From what I recall, it didn't really pan out, but people grew wiser and better at what they do, so that's good.

Personally, I got some investment money and almost all the developers included in my current projects live/lived/will live in a big place with me now. I think it works because of clear hierachy, discipline and common concrete goals.

In a commune-like system, you'll get a bunch of extremely individualist personalities and not much of a team, unless planets lined up.

Which reminds me, I need to start distributing morning coffee to their pillows and round 'em up right now.

dsirijus, that sounds awesome :)

To clarify, though, I wouldn't presume that any of the devs would necessarily be working on the same project. So perhaps that would cut down on the contention.

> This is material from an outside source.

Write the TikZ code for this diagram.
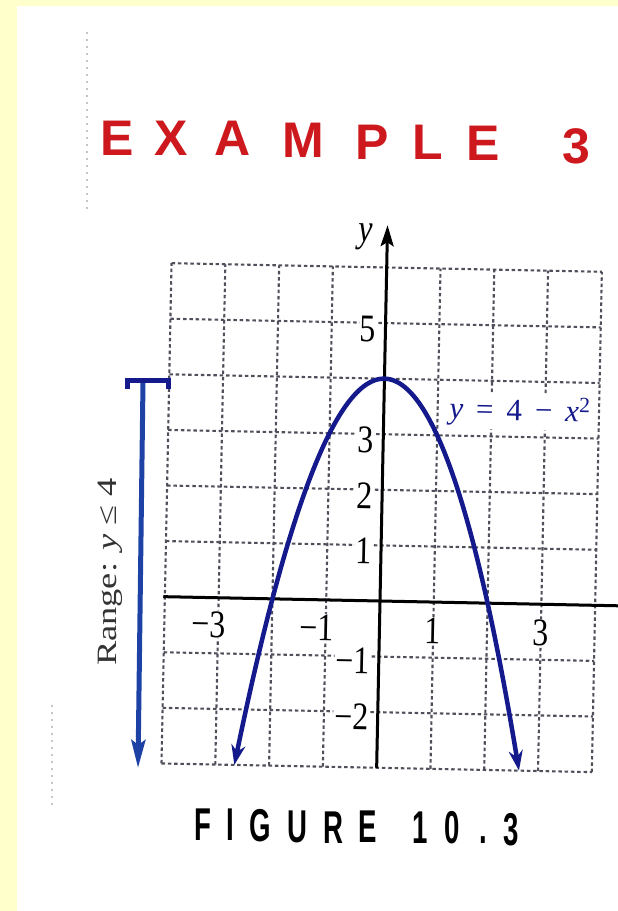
\documentclass[tikz,border=0pt]{standalone}
\usepackage{fontspec}
\setmainfont{Liberation Serif}
\newfontfamily\headfont{Liberation Sans}
\usetikzlibrary{arrows.meta}
\definecolor{paleyellow}{RGB}{255,255,204}
\definecolor{titlered}{RGB}{205,25,30}
\definecolor{curveblue}{RGB}{20,25,140}
\definecolor{rangeblue}{RGB}{30,65,165}
\definecolor{gridgray}{RGB}{80,80,92}
\newcommand{\tallnum}[1]{\scalebox{1}[1.22]{#1}}
\begin{document}
\begin{tikzpicture}[x=1pt,y=1pt,
  titleletter/.style={anchor=base, inner sep=0pt, text=titlered, font=\headfont\bfseries\fontsize{50}{50}\selectfont},
  capletter/.style={anchor=base, inner sep=0pt, text=black, font=\headfont\bfseries\fontsize{46}{46}\selectfont},
  gridline/.style={draw=gridgray, line width=2.1pt, dash pattern=on 3.5pt off 2.8pt},
  axisline/.style={draw=black, line width=3pt},
  curveline/.style={draw=curveblue, line width=4.5pt},
  ticklabel/.style={fill=white, inner sep=1pt, font=\fontsize{32}{32}\selectfont, rotate=-1.15},
  eqlabel/.style={fill=white, inner sep=3pt, text=curveblue, font=\fontsize{31}{31}\selectfont, rotate=-1.15},
  rangelabel/.style={rotate=90, inner sep=0pt, text=black!80, font=\fontsize{28}{28}\selectfont},
  artifact/.style={draw=gray!45, line width=1.5pt, dash pattern=on 2pt off 5pt}
]
\useasboundingbox (0,0) rectangle (618,-911);
\clip (0,0) rectangle (618,-911);
\fill[paleyellow] (0,0) rectangle (618,-911);
\fill[white] (17,-6) rectangle (618,-911);

% faint scan marks
\draw[artifact] (87,-32) -- (87,-212);
\draw[artifact] (52,-705) -- (52,-805);

% title
\node[titleletter] (t1) at (117.5,-155) {E};
\node[titleletter] (t2) at (171,-155) {X};
\node[titleletter] (t3) at (233,-155.5) {A};
\node[titleletter] (t4) at (303.5,-157) {M};
\node[titleletter] (t5) at (372,-159.5) {P};
\node[titleletter] (t6) at (427.5,-159) {L};
\node[titleletter] (t7) at (483.5,-160.5) {E};
\node[titleletter] (t8) at (576,-163) {3};

% caption
\node[capletter] (c1) at (202.5,-840) {\scalebox{0.6}[1]{F}};
\node[capletter] (c2) at (230,-840.5) {\scalebox{0.6}[1]{I}};
\node[capletter] (c3) at (260,-841.5) {\scalebox{0.6}[1]{G}};
\node[capletter] (c4) at (297,-842) {\scalebox{0.6}[1]{U}};
\node[capletter] (c5) at (333,-843) {\scalebox{0.6}[1]{R}};
\node[capletter] (c6) at (367.5,-842.5) {\scalebox{0.6}[1]{E}};
\node[capletter] (c7) at (420,-843) {\scalebox{0.6}[1]{1}};
\node[capletter] (c8) at (452.5,-843.5) {\scalebox{0.6}[1]{0}};
\node[capletter] (c9) at (483.5,-843) {\scalebox{0.6}[1]{.}};
\node[capletter] (c10) at (511,-845) {\scalebox{0.6}[1]{3}};

% graph
\begin{scope}[shift={(380,-601)}, rotate=-1.15, x=53.8pt, y=55.6pt]
  \foreach \i in {-4,...,4} \draw[gridline] (\i,-3) -- (\i,6);
  \foreach \j in {-3,...,6} \draw[gridline] (-4,\j) -- (4,\j);
  \coordinate (xl) at (-4.03,0);
  \coordinate (xr) at (4.7,0);
  \draw[axisline] (xl) -- (xr);
  \coordinate (yb) at (0,-3);
  \coordinate (yt) at (0,6.76);
  \draw[axisline, -{Stealth[length=21pt,width=13pt,inset=4pt]}] (yb) -- (yt);
  \node[ticklabel, fill=none, inner sep=0pt] (ylab) at (-0.41,6.54) {\tallnum{\textit{y}}};
  % y tick labels
  \node[ticklabel, anchor=east] (ly5) at (-0.15,4.89) {\tallnum{5}};
  \node[ticklabel, anchor=east] (ly3) at (-0.15,2.89) {\tallnum{3}};
  \node[ticklabel, anchor=east] (ly2) at (-0.15,1.89) {\tallnum{2}};
  \node[ticklabel, anchor=east] (ly1) at (-0.15,0.89) {\tallnum{1}};
  \node[ticklabel, anchor=east] (lym1) at (-0.15,-1.09) {\tallnum{−1}};
  \node[ticklabel, anchor=east] (lym2) at (-0.15,-2.09) {\tallnum{−2}};
  % x tick labels
  \node[ticklabel] (lxm3) at (-3,-0.48) {\tallnum{\llap{−}3}};
  \node[ticklabel] (lxm1) at (-1,-0.5) {\tallnum{\llap{−}1}};
  \node[ticklabel] (lx1) at (1,-0.52) {\tallnum{1}};
  \node[ticklabel] (lx3) at (3,-0.52) {\tallnum{3}};
  % parabola
  \draw[curveline, {Stealth[length=20pt,width=14pt]}-{Stealth[length=20pt,width=14pt]}]
    plot[domain=-2.6458:2.6458, samples=120, smooth] (\x,{4-\x*\x});
  \node[eqlabel] (eq) at (2.53,3.45) {\textit{y}\, = \,4\, − \,\textit{x}\textsuperscript{2}};
\end{scope}

% range arrow
\coordinate (rtop) at (143,-382);
\coordinate (rbot) at (138,-768);
\draw[rangeblue, line width=5pt, -{Stealth[length=28pt,width=14pt,inset=5pt]}] (rtop) -- (rbot);
\draw[curveblue, line width=5pt, line join=miter] (127.5,-389) -- (127.5,-380.5) -- (168,-380.5) -- (168,-389);
\node[rangelabel] (rlab) at (110,-572) {\scalebox{1.3}[1]{Range: \textit{y} ≤ 4}};
\end{tikzpicture}
\end{document}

I'm not sure what else to try without any investment money - unless you've got some space left over you want to give a guy who's doing his own thing :)

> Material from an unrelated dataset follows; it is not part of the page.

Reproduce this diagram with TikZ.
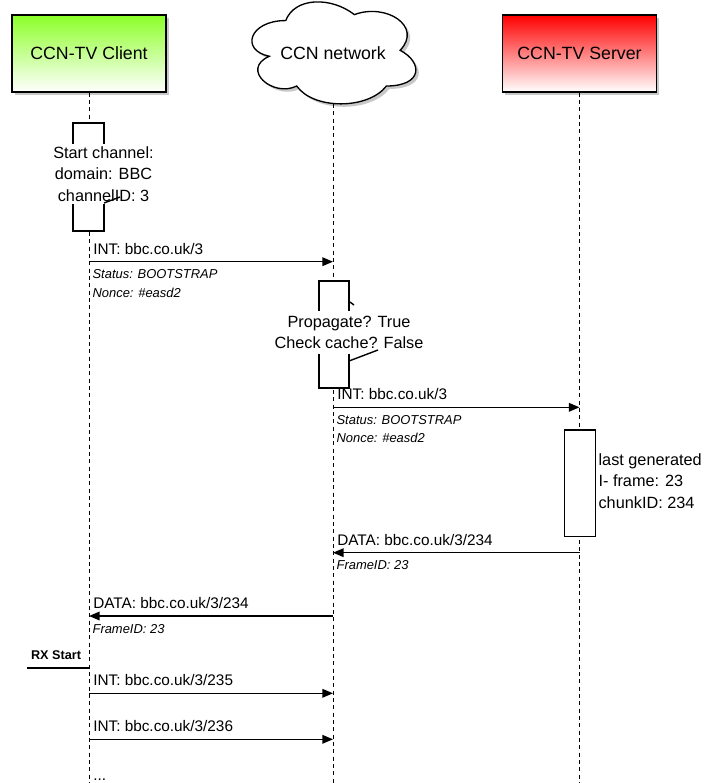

What area do you live? Maybe start it off small and work up if it works out. Do you know what's it like to have roommates? It's a challenge to live with a diverse background of people. It sounds great if you lived in the Silicon Valley area, if not it maybe hard for others to just go to a random city with no benefit from the city.
The house is in the country in West Virginia, so no city whatsoever :)

Silicon valley would be ideal, but can any indie actually afford to live there? I was paying $1800 / mo when I worked for Maxis in Redwood City.

I think it's possible to get something going with the right people in a home. The problem here is location, maybe hard to get others to join you in a location other than the Bay Area.
I suppose I'd be in good shape if I knew someone in the Bay Area that would oblige, but unfortunately I don't. Still, I don't think I should give up on the idea just yet.